Para fugir do crivo da censura, o Correio Braziliense, primeiro jornal a circular no Brasil, era publicado em Londres. Seu fundador, o gaúcho Hipólito José da Costa, deixou o país com 16 anos para estudar em Coimbra. Em junho de 1808, morando na Inglaterra, criou o jornal, que tinha cerca de 140 páginas e transmitia as idéias de seu editor. Hipólito era um homem que acreditava numa constituição que limitasse os poderes do rei e garantisse os direitos individuais, a liberdade de imprensa e de religião. Mas foi esse mesmo defensor da liberdade de expressão que aceitou dinheiro de D. João para não publicar opiniões mais radicais em relação ao governo. O acordo foi negociado em 1812 pelo embaixador português em Londres e previa o repasse de uma pensão anual a Hipólito, em troca de críticas mais amenas ao governo de D. João, a quem, mesmo antes de receber qualquer quantia, sempre tratou com respeito. Nascia o fisiologismo na relação entre Estado e imprensa no Brasil.

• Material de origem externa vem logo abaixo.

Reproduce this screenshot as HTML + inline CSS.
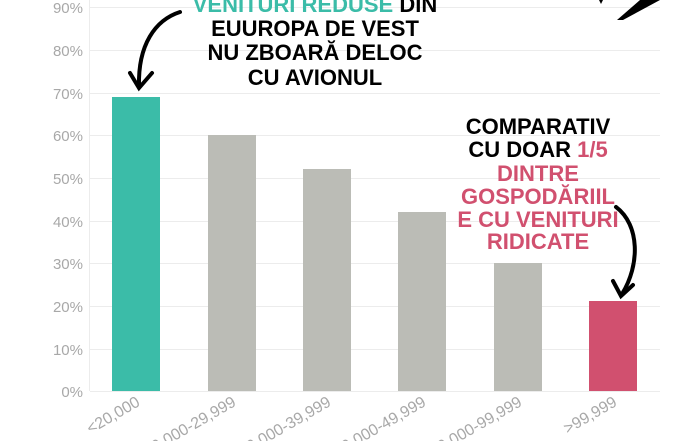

Mas o primeiro jornal publicado realmente em território nacional foi a Gazeta do Rio de Janeiro, que começou a circular em setembro de 1808, impresso nas máquinas trazidas de Lisboa. Tinha formato pequeno, com quatro páginas e, para que pudesse circular, deveria trazer em suas páginas somente notícias favoráveis ao governo, como notícias sobre a família real, atos oficiais e anúncios. O Correio e a Gazeta eram projetos quase antagônicos. Enquanto um era pequeno e mais informativo, o outro era enorme e bastante doutrinário. Além disso, o primeiro, por não ter concorrentes oficiais, não tinha a preocupação da publicação de Hipólito, de conquistar novos leitores.

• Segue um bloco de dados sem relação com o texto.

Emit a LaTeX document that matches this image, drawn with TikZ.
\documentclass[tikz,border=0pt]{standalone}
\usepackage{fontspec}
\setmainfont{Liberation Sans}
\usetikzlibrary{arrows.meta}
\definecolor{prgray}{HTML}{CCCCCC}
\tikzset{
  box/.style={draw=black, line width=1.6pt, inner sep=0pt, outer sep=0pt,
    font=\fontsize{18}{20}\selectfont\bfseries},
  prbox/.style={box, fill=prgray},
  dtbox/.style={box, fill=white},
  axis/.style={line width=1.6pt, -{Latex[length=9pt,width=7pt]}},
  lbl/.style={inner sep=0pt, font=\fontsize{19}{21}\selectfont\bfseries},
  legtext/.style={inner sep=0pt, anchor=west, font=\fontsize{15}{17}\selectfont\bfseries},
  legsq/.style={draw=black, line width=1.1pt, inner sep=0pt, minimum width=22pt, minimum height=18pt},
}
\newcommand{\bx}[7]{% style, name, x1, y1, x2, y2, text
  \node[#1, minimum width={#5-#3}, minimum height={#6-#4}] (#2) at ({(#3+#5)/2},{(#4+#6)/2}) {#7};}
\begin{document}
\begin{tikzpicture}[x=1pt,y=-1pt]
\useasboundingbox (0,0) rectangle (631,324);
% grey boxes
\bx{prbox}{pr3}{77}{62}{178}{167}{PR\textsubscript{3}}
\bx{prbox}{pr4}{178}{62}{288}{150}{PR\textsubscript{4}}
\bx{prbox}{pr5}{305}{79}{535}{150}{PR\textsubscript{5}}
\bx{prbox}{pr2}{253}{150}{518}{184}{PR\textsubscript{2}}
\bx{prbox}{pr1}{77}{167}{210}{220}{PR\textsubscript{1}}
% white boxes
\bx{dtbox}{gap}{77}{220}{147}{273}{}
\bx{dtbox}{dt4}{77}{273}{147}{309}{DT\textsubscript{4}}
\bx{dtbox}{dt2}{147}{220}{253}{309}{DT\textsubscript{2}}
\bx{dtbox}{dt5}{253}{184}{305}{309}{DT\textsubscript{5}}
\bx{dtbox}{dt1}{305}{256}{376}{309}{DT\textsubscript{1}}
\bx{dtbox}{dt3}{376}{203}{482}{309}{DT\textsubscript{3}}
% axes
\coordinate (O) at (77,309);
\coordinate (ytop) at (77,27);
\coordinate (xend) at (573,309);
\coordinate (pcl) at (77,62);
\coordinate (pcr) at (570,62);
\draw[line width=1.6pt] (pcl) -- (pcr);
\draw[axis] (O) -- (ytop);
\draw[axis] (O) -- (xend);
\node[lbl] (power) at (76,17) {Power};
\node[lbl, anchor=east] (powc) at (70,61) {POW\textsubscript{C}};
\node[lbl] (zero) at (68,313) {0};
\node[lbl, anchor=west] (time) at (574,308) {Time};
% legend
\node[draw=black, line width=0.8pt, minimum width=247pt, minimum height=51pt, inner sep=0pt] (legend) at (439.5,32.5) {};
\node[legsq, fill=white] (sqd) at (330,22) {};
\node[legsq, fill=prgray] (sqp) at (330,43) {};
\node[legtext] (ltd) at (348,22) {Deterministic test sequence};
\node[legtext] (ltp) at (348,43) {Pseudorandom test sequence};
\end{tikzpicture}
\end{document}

Comparar este primeiro momento da imprensa no Brasil com os 278 jornais editados em Londres no mesmo período mostra como a circulação de idéias era restrita no país. A fundação da Impressão Régia foi, no entanto, essencial para que esse quadro começasse a mudar. Desde a abertura dos portos, o contato com estrangeiros aumentava, assim como o número de pessoas atentas às transformações que aconteciam mundo afora. Em 1815, a autorização para a instalação de tipografias na Bahia e em Pernambuco permitiria que essas novidades que chegavam de todo o mundo, sob a forma de livros ou jornais, circulassem com mais facilidade.

Em março de 1821, a censura era suspensa com a expedição do decreto sobre a liberdade da imprensa no Brasil. Enquanto a Constituição que estava sendo formulada pelos portugueses não especificasse as regras sobre o assunto, D. João achava melhor revogar a censura prévia. A imprensa, gozando agora de mais liberdade e do crescente número de jornais, engajava-se em sua primeira grande campanha. A independência era questão de tempo.


* Obs.: Este é um dos capítulos escritos por mim para o meu primeiro livro, sobre os 13 anos de estadia da família real no Brasil. Infelizmente, esse e alguns outros capítulos ficaram de fora do livro. Publicarei todos aqui, aos poucos, para que o trabalho fique completo. O livro chama-se Ponha-se na rua: fatos e curiosidades do Rio de Janeiro de D. João VI e é essencialmente um livro de fotografias misturadas com pinturas da época, de artistas como Debret e Rugendas. O idealizador do projeto é o fotógrafo Ricardo Siqueira, que contratou a mim e ao também jornalista Adriano Belisário para escrever os 27 capítulos do livro.